Wrens have a very distinctive appearance – tiny with a short cocked tail, and a plumage that is a rich mix of brown shades. The decurved bill is silvery-black, with a pale base, and the legs and feet are fleshy-pink. They are frequently secretive in nature, furtively seeking food in the cover of tangled undergrowth, and can be hard to see. Only a little patience is required, however, before they reveal themselves on the topmost twig of a bush or on top of a garden fence.
One of the most familiar views of a Wren is this – perched on a bramble delivering its rapid-fire, scatter-gun scold ‘cherr, cherr, cherr’ or its explosive loud song, high-pitched and trilling. The stumpy tail is held cocked to the sky, revealing buffy grey and black markings on the undertail. The slightly decurved bill is opened to reveal a glowing yellowy gape.

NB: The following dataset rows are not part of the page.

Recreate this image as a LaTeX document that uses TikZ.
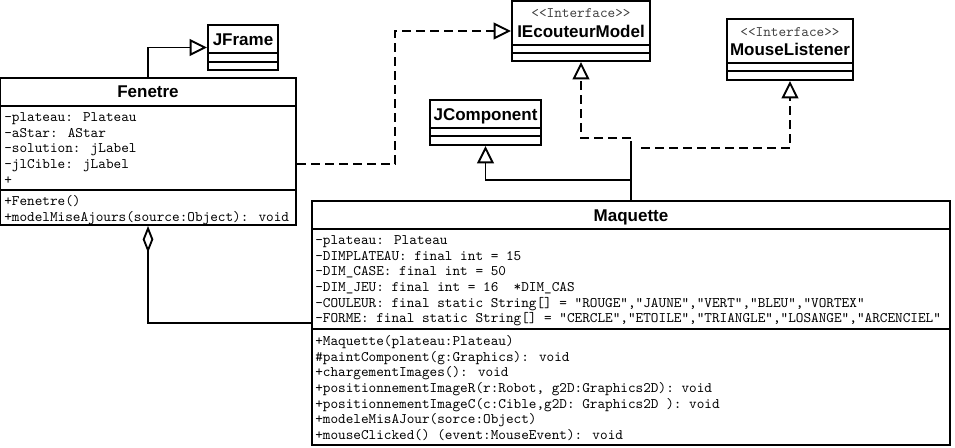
\documentclass[tikz,border=0pt]{standalone}
\usepackage{fontspec}
\setmainfont{Liberation Sans}
\usetikzlibrary{arrows.meta,fit}

\tikzset{
  classbox/.style={draw, line width=1.5pt, inner sep=0pt},
  classname/.style={font=\bfseries\fontsize{12.75}{14}\selectfont, anchor=base, inner sep=0pt},
  stereo/.style={font=\ttfamily\fontsize{10.9}{12}\selectfont, text=black!75, anchor=base, inner sep=0pt},
  members/.style={font=\ttfamily\fontsize{10.9}{11.8}\selectfont, align=left, anchor=north west, inner sep=0pt},
  sep/.style={line width=1.5pt},
  gen/.style={line width=1.4pt, -{Triangle[open, length=13pt, width=12.5pt]}},
  real/.style={gen, dash pattern=on 6.5pt off 4pt},
  aggr/.style={line width=1.4pt, {Diamond[open, length=20pt, width=8pt]}-},
}

\begin{document}
\begin{tikzpicture}[x=0.75pt, y=-0.75pt]
\useasboundingbox (0,0) rectangle (955,448);

% classes
\node[classbox, fit={(208,25)(278,70)}] (jframe) {};
\node[classname] at (243,46) {JFrame};
\draw[sep] (208,53) -- (278,53);
\draw[sep] (208,62) -- (278,62);

\node[classbox, fit={(512,1)(650,61)}] (iecout) {};
\node[stereo] at (581,18) {<<Interface>>};
\node[classname] at (581,38) {IEcouteurModel};
\draw[sep] (512,45) -- (650,45);
\draw[sep] (512,53) -- (650,53);

\node[classbox, fit={(727,19)(853,80)}] (mouse) {};
\node[stereo] at (790,37) {<<Interface>>};
\node[classname] at (790,56) {MouseListener};
\draw[sep] (727,63) -- (853,63);
\draw[sep] (727,71) -- (853,71);

\node[classbox, fit={(430,100)(541,145)}] (jcomp) {};
\node[classname] at (485.5,121) {JComponent};
\draw[sep] (430,128) -- (541,128);
\draw[sep] (430,136) -- (541,136);

\node[classbox, fit={(0,78)(296,225)}] (fen) {};
\node[classname] at (148,98) {Fenetre};
\draw[sep] (0,106) -- (296,106);
\draw[sep] (0,190) -- (296,190);
\node[members] (fenattr) at (4,110) {\strut-plateau: Plateau\\-aStar: AStar\\-solution: jLabel\\-jlCible: jLabel\\+};
\node[members] (fenops) at (4,194) {\strut+Fenetre()\\+modelMiseAjours(source:Object): void};

\node[classbox, fit={(312,201)(950,445)}] (maq) {};
\node[classname] at (631,222) {Maquette};
\draw[sep] (312,229) -- (950,229);
\draw[sep] (312,329) -- (950,329);
\node[members] (maqattr) at (315,233) {\strut-plateau: Plateau\\-DIMPLATEAU: final int = 15\\-DIM\_CASE: final int = 50\\-DIM\_JEU: final int = 16 \ *DIM\_CAS\\-COULEUR: final static String[] = "ROUGE","JAUNE","VERT","BLEU","VORTEX"\\-FORME: final static String[] = "CERCLE","ETOILE","TRIANGLE","LOSANGE","ARCENCIEL"};
\node[members] (maqops) at (315,334) {\strut+Maquette(plateau:Plateau)\\\#paintComponent(g:Graphics): void\\+chargementImages(): void\\+positionnementImageR(r:Robot, g2D:Graphics2D): void\\+positionnementImageC(c:Cible,g2D: Graphics2D ): void\\+modeleMisAJour(sorce:Object)\\+mouseClicked() (event:MouseEvent): void};

% relations
\draw[gen] (fen.north) |- (jframe.west);
\draw[real] (fen.east |- 0,164) -| (395,31) -- (iecout.west);
\draw[line width=1.4pt] (maq.north) -- ++(0,-59) coordinate (hub);
\draw[gen] (maq.north) ++(0,-20) -| (jcomp.south);
\draw[real] (hub) ++(0,-3) -| (iecout.south);
\draw[real] (hub) ++(10,7) -| (mouse.south);
\draw[aggr] (fen.south) |- (maq.west);
\end{tikzpicture}
\end{document}
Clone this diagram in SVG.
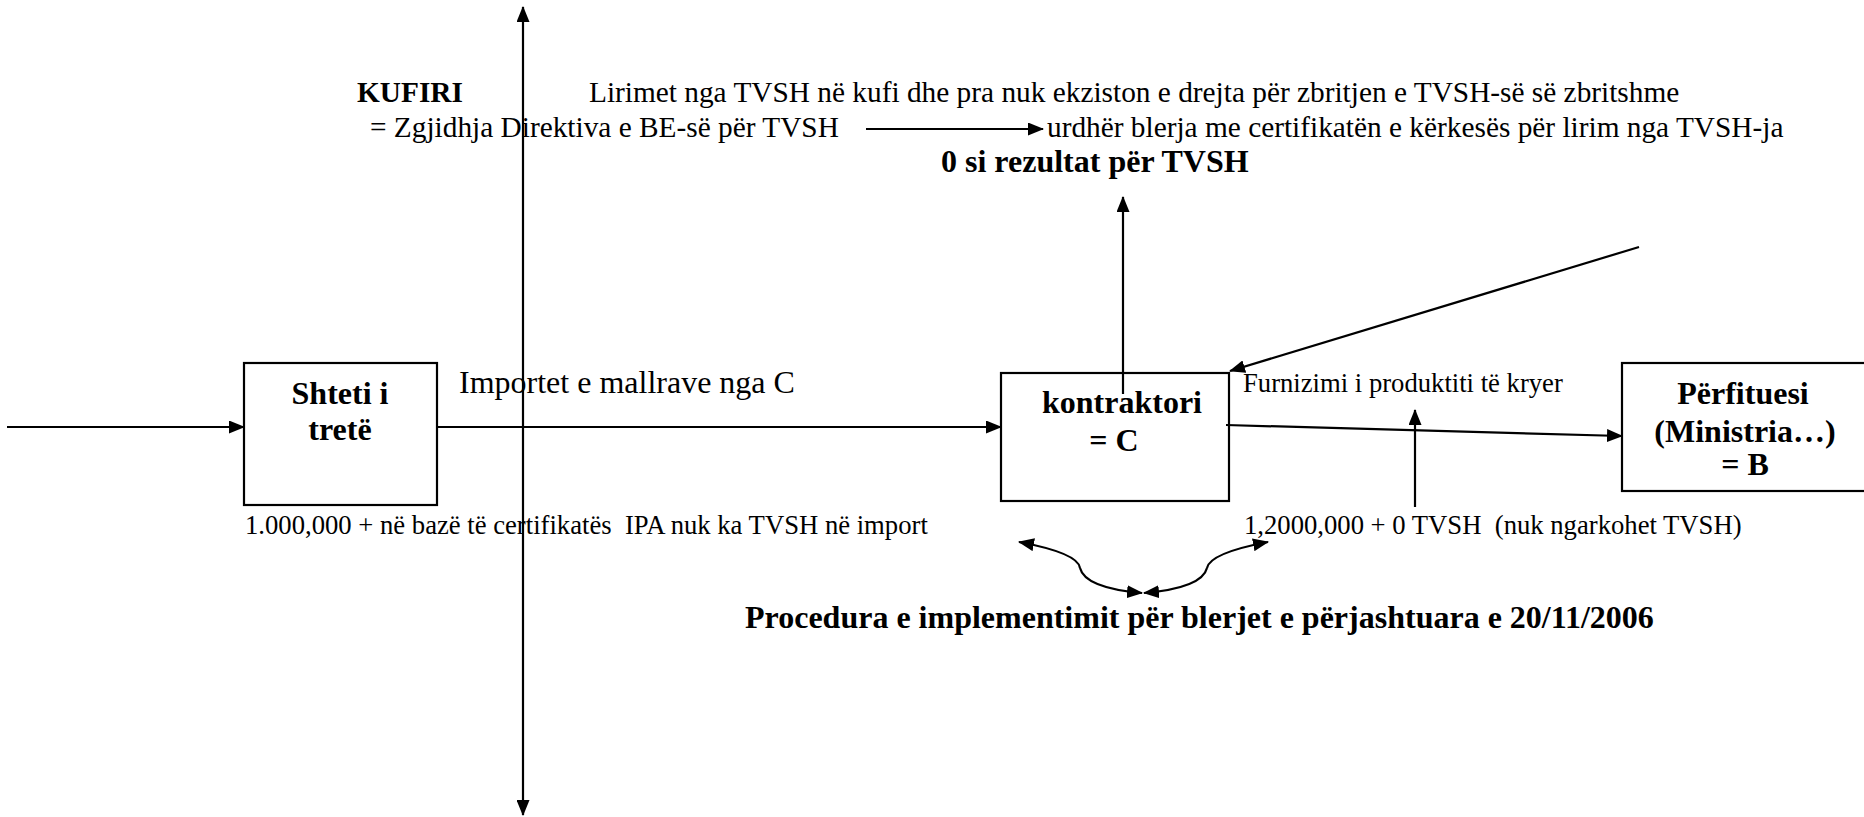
<svg xmlns="http://www.w3.org/2000/svg" width="1864" height="817" viewBox="0 0 1864 817">
<style>
text{font-family:"Liberation Serif","Times New Roman",serif;fill:#000;white-space:pre}
.b{font-weight:bold}
.f22{font-size:29.33px}
.f24{font-size:32px}
.f20{font-size:26.67px}
.box{fill:#fff;stroke:#000;stroke-width:2.2}
.ln{fill:none;stroke:#000;stroke-width:2.2}
.mid{text-anchor:middle}
</style>
<defs>
<marker id="ah" markerUnits="userSpaceOnUse" viewBox="0 0 16 13" markerWidth="16" markerHeight="13" refX="15" refY="6.5" orient="auto">
<path d="M0,0 L16,6.5 L0,13 z" fill="#000"/>
</marker>
</defs>
<rect width="1864" height="817" fill="#fff"/>
<g id="node-shteti">
<rect class="box" x="244" y="363" width="193" height="142"/>
<text class="b f24 mid" x="340" y="404">Shteti i</text>
<text class="b f24 mid" x="340" y="440">tretë</text>
</g>
<g id="node-kontraktori">
<rect class="box" x="1001" y="373" width="228" height="128"/>
<text class="b f24 mid" x="1122" y="413">kontraktori</text>
<text class="b f24 mid" x="1114" y="451">= C</text>
</g>
<g id="node-perfituesi">
<rect class="box" x="1622" y="363" width="260" height="128"/>
<text class="b f24 mid" x="1743" y="404">Përfituesi</text>
<text class="b f24 mid" x="1745" y="442">(Ministria…)</text>
<text class="b f24 mid" x="1745" y="475">= B</text>
</g>
<g id="labels">
<text class="b f22" x="357" y="102">KUFIRI</text>
<text class="f22" x="589" y="102">Lirimet nga TVSH në kufi dhe pra nuk ekziston e drejta për zbritjen e TVSH-së së zbritshme</text>
<text class="f22" x="370" y="137">= Zgjidhja Direktiva e BE-së për TVSH</text>
<text class="f22" x="1047" y="137">urdhër blerja me certifikatën e kërkesës për lirim nga TVSH-ja</text>
<text class="b f24" x="941" y="172">0 si rezultat për TVSH</text>
<text class="f24" x="459" y="393">Importet e mallrave nga C</text>
<text class="f20" x="1243" y="392">Furnizimi i produktiti të kryer</text>
<text class="f20" x="245" y="534" xml:space="preserve">1.000,000 + në bazë të certifikatës  IPA nuk ka TVSH në import</text>
<text class="f20" x="1244" y="534" xml:space="preserve">1,2000,000 + 0 TVSH  (nuk ngarkohet TVSH)</text>
<text class="b f24" x="745" y="628">Procedura e implementimit për blerjet e përjashtuara e 20/11/2006</text>
</g>
<g id="connectors">
<line class="ln" x1="523" y1="411" x2="523" y2="7" marker-end="url(#ah)"/>
<line class="ln" x1="523" y1="411" x2="523" y2="815" marker-end="url(#ah)"/>
<line class="ln" x1="7" y1="427" x2="244" y2="427" marker-end="url(#ah)"/>
<line class="ln" x1="437" y1="427" x2="1001" y2="427" marker-end="url(#ah)"/>
<line class="ln" x1="1123" y1="394" x2="1123" y2="197" marker-end="url(#ah)"/>
<line class="ln" x1="1639" y1="247" x2="1230" y2="371" marker-end="url(#ah)"/>
<line class="ln" x1="1226" y1="425" x2="1622" y2="436" marker-end="url(#ah)"/>
<line class="ln" x1="1415" y1="507" x2="1415" y2="410" marker-end="url(#ah)"/>
<line class="ln" x1="866" y1="129" x2="1043" y2="129" marker-end="url(#ah)"/>
<path class="ln" d="M1080,568 Q1078,553 1019,542" marker-end="url(#ah)"/>
<path class="ln" d="M1080,568 Q1085,588 1142,593" marker-end="url(#ah)"/>
<path class="ln" d="M1207,568 Q1210,553 1268,542" marker-end="url(#ah)"/>
<path class="ln" d="M1207,568 Q1202,588 1144,593" marker-end="url(#ah)"/>
</g>
</svg>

The Wren, despite its initial look of being ‘just brown’, is, in fact, a delicately marked bird full of tone. The head is a rich dark brown, with a broad creamy-white supercilium, black eyestripe and streaked grey-black ear-coverts. The mantle and forewings are also rich dark brown, fading to a rich rufous on the rump and tail, which is thinly barred with black. The tertials are rufous, barred black, and the secondary feathers are barred greyish-white and black. The wing tips are black. The underparts are greyish merging into brownish-yellow, and are prominently barred black on the flanks.
In flight, Wrens are a flurry of activity. Wings whir furiously, too fast to see the flaps, as they hurry from cover to cover. Often all you will notice is a tiny brown bird whizz past and then you will hear the scolding calls again, or a snatch of the surprisingly loud song, but the bird itself will often be invisible inside the cover into which it has retreated.
Wrens build a perfect round nest, usually of dead grass and vegetation, lined with moss or discarded feathers, often located amongst brambles to lessen the chance of predators. Parents make hundreds of journeys to satisfy the hunger of their clamouring brood, which after a week or two venture out of the nest to beg for food.
During the depths of winter, Wrens will utilise nest boxes as a communal roost site. As dusk approaches, little brown shapes can be seen rushing towards such a box, and a peek inside could reveal up to thirty or more birds tightly packed together for warmth. This helps them to survive the often cold nights during which many might otherwise perish.